The King’s Speech will be shown at the Ottawa Family Cinema on Friday March 11. The movie won Best Film award at the Toronto Film Festival and has already garnered a Golden Globe Best Actor Award for Colin Firth’s portrayal of King George VI who stuttered and his relationship with his speech therapist Lionel Logue. The movie has received critical acclaim for its sympathetic treatment of someone who stutters and for raising awareness about stuttering in general. .
The Family Cinema is a non-profit theatre that runs current movies at very reasonable admission prices. Proceeds from all the showings are given back to the community. The Ottawa Association of People Who Stutter (OAPWS) is pleased to announce that proceeds from this special screening of The King’s Speech will be donated to the Marie Poulos Bursary Fund.
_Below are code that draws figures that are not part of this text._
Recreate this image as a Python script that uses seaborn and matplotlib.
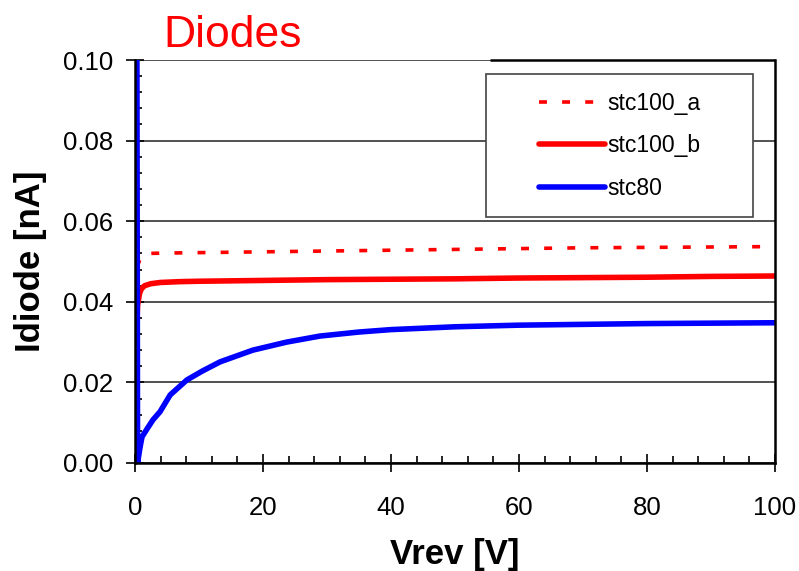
import matplotlib
matplotlib.use("Agg")
import matplotlib.pyplot as plt
from matplotlib.patches import Rectangle
from matplotlib.ticker import MultipleLocator
import seaborn as sns

# stc100_a (dashed red)
vrev_a = [0.3, 1, 2, 5, 10, 20, 30, 40, 50, 60, 70, 80, 90, 100]
idiode_a = [0.0485, 0.0515, 0.0520, 0.0521, 0.0522, 0.0524, 0.0526,
            0.0528, 0.0530, 0.0532, 0.0534, 0.0535, 0.0536, 0.0537]

# stc100_b (solid red)
vrev_b = [0.2, 0.4, 0.7, 1, 1.5, 2.5, 4, 7, 10, 20, 30, 40, 50, 60, 70, 80, 90, 100]
idiode_b = [0.030, 0.039, 0.042, 0.0432, 0.0440, 0.0445, 0.0448, 0.0450, 0.0451,
            0.0453, 0.0455, 0.0456, 0.0457, 0.0459, 0.0460, 0.0461, 0.0463, 0.0464]

# stc80 (solid blue)
vrev_80 = [0.3, 0.4, 0.8, 1.1, 1.9, 2.8, 3.9, 5.5, 8.1, 10.5, 13.3, 18.4, 23.7,
           28.9, 35, 40, 50, 60, 70, 80, 90, 100]
idiode_80 = [0.100, 0.0, 0.004, 0.0065, 0.0085, 0.0107, 0.0127, 0.0169, 0.0206,
             0.0228, 0.0251, 0.0280, 0.0300, 0.0315, 0.0325, 0.0331, 0.0338,
             0.0342, 0.0344, 0.0346, 0.0347, 0.0348]

labels = ["stc100_a", "stc100_b", "stc80"]

sns.set_theme(style="white")
plt.rcParams["font.family"] = ["Liberation Sans", "DejaVu Sans"]
plt.rcParams["text.color"] = "black"
plt.rcParams["axes.labelcolor"] = "black"

fig = plt.figure(figsize=(7.99, 5.71), dpi=100)
ax = fig.add_axes([135 / 799, 1 - 463 / 571, 640 / 799, 403 / 571])

sns.lineplot(x=vrev_a, y=idiode_a, ax=ax, color="#ff0000", lw=2.6, sort=False,
             estimator=None, linestyle=(0, (2.2, 4.2)), label=labels[0])
sns.lineplot(x=vrev_b, y=idiode_b, ax=ax, color="#ff0000", lw=4, sort=False,
             estimator=None, label=labels[1])
sns.lineplot(x=vrev_80, y=idiode_80, ax=ax, color="#0000ff", lw=4, sort=False,
             estimator=None, label=labels[2])

ax.set_xlim(0, 100)
ax.set_ylim(0, 0.10)
ax.xaxis.set_major_locator(MultipleLocator(20))
ax.xaxis.set_minor_locator(MultipleLocator(4))
ax.yaxis.set_major_locator(MultipleLocator(0.02))
ax.yaxis.set_minor_locator(MultipleLocator(0.004))
ax.yaxis.set_major_formatter(plt.FormatStrFormatter("%.2f"))

ax.tick_params(axis="both", which="major", direction="inout", length=13,
               width=1.2, color="black", labelsize=18.5, labelcolor="black")
ax.tick_params(axis="x", which="major", pad=17)
ax.tick_params(axis="y", which="major", pad=9)
ax.tick_params(axis="both", which="minor", direction="in", length=5,
               width=1.2, color="black")
ax.xaxis.set_ticks_position("bottom")
ax.yaxis.set_ticks_position("left")

ax.yaxis.grid(True, color="#333333", lw=1.2)
for t in ax.yaxis.get_major_ticks():
    t.gridline.set_visible(False)
for t in ax.yaxis.get_major_ticks()[1:-1]:
    t.gridline.set_visible(True)

ax.spines["top"].set_visible(False)
for s in ["left", "bottom", "right"]:
    ax.spines[s].set_color("black")
    ax.spines[s].set_linewidth(1.8)
ax.plot([0.555, 1], [1, 1], transform=ax.transAxes, color="black", lw=1.8,
        clip_on=False, solid_capstyle="butt")

ax.set_xlabel("Vrev [V]", fontsize=25, fontweight="bold", labelpad=13)
ax.set_ylabel("Idiode [nA]", fontsize=25, fontweight="bold", labelpad=12)

# legend box
ax.add_patch(Rectangle((0.548, 0.610), 0.418, 0.355, transform=ax.transAxes,
                       facecolor="white", edgecolor="#444444", lw=1.2, zorder=4))
leg = ax.legend(loc="center", bbox_to_anchor=(0.757, 0.787), frameon=False,
                fontsize=16.5, handlelength=2.9, handletextpad=0.1,
                labelspacing=0.85)
leg.set_zorder(5)
for txt in leg.get_texts():
    txt.set_color("black")

fig.text(163 / 799, 1 - 47 / 571, "Diodes", color="#ff0000", fontsize=32,
         va="baseline", ha="left")

fig.savefig("out.png", dpi=100)
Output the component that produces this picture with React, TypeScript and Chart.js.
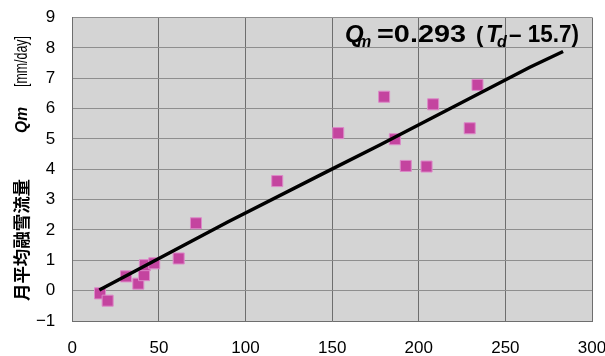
import { useEffect, useRef } from "react";
import { Chart, registerables } from "chart.js";

Chart.register(...registerables);

// Observed points: Td (x) and Qm (y)
const tdValues = [16.0, 20.4, 31.0, 38.1, 41.4, 41.9, 47.3, 61.4, 71.4, 118.3, 153.5, 180.0, 186.2, 192.5, 204.5, 208.3, 229.4, 233.9];
const qmValues = [-0.09, -0.33, 0.47, 0.23, 0.51, 0.84, 0.9, 1.06, 2.22, 3.61, 5.19, 6.39, 4.99, 4.11, 4.09, 6.14, 5.35, 6.78];

// Fitted line
const fitTd = [15.6, 90, 148.7, 177.5, 264.1, 283.3];
const fitQm = [0.02, 2.27, 3.97, 4.8, 7.36, 7.88];

// Axes
const xMin = 0;
const xMax = 300;
const xStep = 50;
const yMin = -1;
const yMax = 9;
const yStep = 1;

// Texts
const formulaParts = ["Q", "m", "=0.293", "（", "T", "d", "– 15.7)"];
const yTitleParts = ["月平均融雪流量", "Qm", "[mm/day]"];

const SANS = "'Liberation Sans', Arial, sans-serif";
const CJK = "'Noto Sans CJK JP', sans-serif";

function fitText(ctx: CanvasRenderingContext2D, text: string, x: number, y: number, font: string, width: number) {
  ctx.save();
  ctx.font = font;
  const w = ctx.measureText(text).width;
  ctx.translate(x, y);
  ctx.scale(width / w, 1);
  ctx.fillText(text, 0, 0);
  ctx.restore();
}

const bgPlugin = {
  id: "bgPlugin",
  beforeDraw(chart: any) {
    const { ctx, chartArea } = chart;
    ctx.save();
    ctx.fillStyle = "#ffffff";
    ctx.fillRect(0, 0, chart.width, chart.height);
    ctx.fillStyle = "#d4d4d4";
    ctx.fillRect(chartArea.left, chartArea.top, chartArea.right - chartArea.left, chartArea.bottom - chartArea.top);
    ctx.restore();
  },
};

const textPlugin = {
  id: "textPlugin",
  afterDraw(chart: any) {
    const ctx: CanvasRenderingContext2D = chart.ctx;
    ctx.save();
    ctx.fillStyle = "#000000";
    ctx.textAlign = "left";
    ctx.textBaseline = "alphabetic";
    // formula
    const base = 42;
    ctx.font = `italic bold 24px ${SANS}`;
    ctx.fillText(formulaParts[0], 345, base);
    ctx.font = `italic bold 16px ${SANS}`;
    ctx.fillText(formulaParts[1], 357, base + 5);
    fitText(ctx, formulaParts[2], 377, base, `bold 24px ${SANS}`, 89);
    ctx.font = `bold 22px ${SANS}`;
    ctx.fillText("(", 476, base);
    ctx.font = `italic bold 24px ${SANS}`;
    ctx.fillText(formulaParts[4], 486, base);
    ctx.font = `italic bold 16px ${SANS}`;
    ctx.fillText(formulaParts[5], 497, base + 5);
    fitText(ctx, formulaParts[6], 509, base, `bold 24px ${SANS}`, 70);

    // y axis title, rotated
    ctx.translate(22, 0);
    ctx.rotate(-Math.PI / 2);
    ctx.textBaseline = "middle";
    // in rotated frame, x = -pageY
    fitText(ctx, yTitleParts[0], -301, 0, `bold 17px ${CJK}`, 122);
    fitText(ctx, yTitleParts[1], -133, 0, `italic bold 17px ${SANS}`, 26);
    fitText(ctx, yTitleParts[2], -87, 0, `18px ${SANS}`, 51);
    ctx.restore();
  },
};

export default function App() {
  const ref = useRef<HTMLCanvasElement>(null);

  useEffect(() => {
    document.body.style.margin = "0";
    const canvas = ref.current!;
    const chart = new Chart(canvas, {
      type: "scatter",
      data: {
        datasets: [
          {
            type: "line",
            label: "fit",
            data: fitTd.map((x, i) => ({ x, y: fitQm[i] })),
            borderColor: "#000000",
            borderWidth: 3.5,
            pointRadius: 0,
            showLine: true,
            fill: false,
            tension: 0,
            order: 0,
          } as any,
          {
            label: "obs",
            data: tdValues.map((x, i) => ({ x, y: qmValues[i] })),
            pointStyle: "rect",
            pointRadius: 7.8,
            backgroundColor: "#c4449f",
            borderColor: "#dc8ac8",
            borderWidth: 1,
            order: 1,
          },
        ],
      },
      options: {
        responsive: false,
        animation: false,
        layout: { padding: { top: 17.5, right: 13, bottom: 0, left: 0 } },
        plugins: { legend: { display: false }, tooltip: { enabled: false } },
        scales: {
          x: {
            type: "linear",
            min: xMin,
            max: xMax,
            ticks: {
              stepSize: xStep,
              color: "#000000",
              font: { family: SANS, size: 17 },
              padding: 17,
            },
            grid: { color: "#6e6e6e", lineWidth: 1, drawTicks: false },
            border: { display: true, color: "#6e6e6e", width: 1 },
            afterFit: (s: any) => {
              s.height = 35;
              s.paddingLeft = 0;
              s.paddingRight = 0;
            },
          },
          y: {
            type: "linear",
            min: yMin,
            max: yMax,
            ticks: {
              stepSize: yStep,
              color: "#000000",
              font: { family: SANS, size: 17 },
              padding: 17,
              callback: (v: any) => (Number(v) < 0 ? "−" + Math.abs(Number(v)) : String(v)),
            },
            grid: { color: "#8e8e8e", lineWidth: 1, drawTicks: false },
            border: { display: true, color: "#6e6e6e", width: 1 },
            afterFit: (s: any) => {
              s.width = 72.3;
              s.paddingTop = 0;
              s.paddingBottom = 0;
            },
          },
        },
      },
      plugins: [bgPlugin, textPlugin],
    });
    return () => chart.destroy();
  }, []);

  return (
    <div style={{ position: "absolute", left: 0, top: 0, width: 605, height: 356 }}>
      <canvas ref={ref} width={605} height={356} />
    </div>
  );
}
The Marie Poulos Bursary Fund is available to Ontario residents who do not have access to private insurance or personal funding to attend intensive and semi-intensive programs at the Ottawa Stuttering Treatment Clinic which is located at the Rehabilitation Centre, Ottawa General Hospital. The Clinic is only one of three such facilities in Canada that offers intensive treatment programs for people who stutter.
If you have not seen The King’s Speech yet or even if you have, see it again! Join us at the Ottawa Family Cinema on March 11 and contribute to a worthy cause. The theatre is located in the auditorium of Notre Dame High School at 710 Broadview Ave. in Ottawa West end. Check out their website at www.familycinema.ca to learn why it is Ottawa’s best kept theatre secret.
OAPWS wishes to express their gratitude to Jim McNeil manager of Ottawa Family Cinema for making this special screening possible.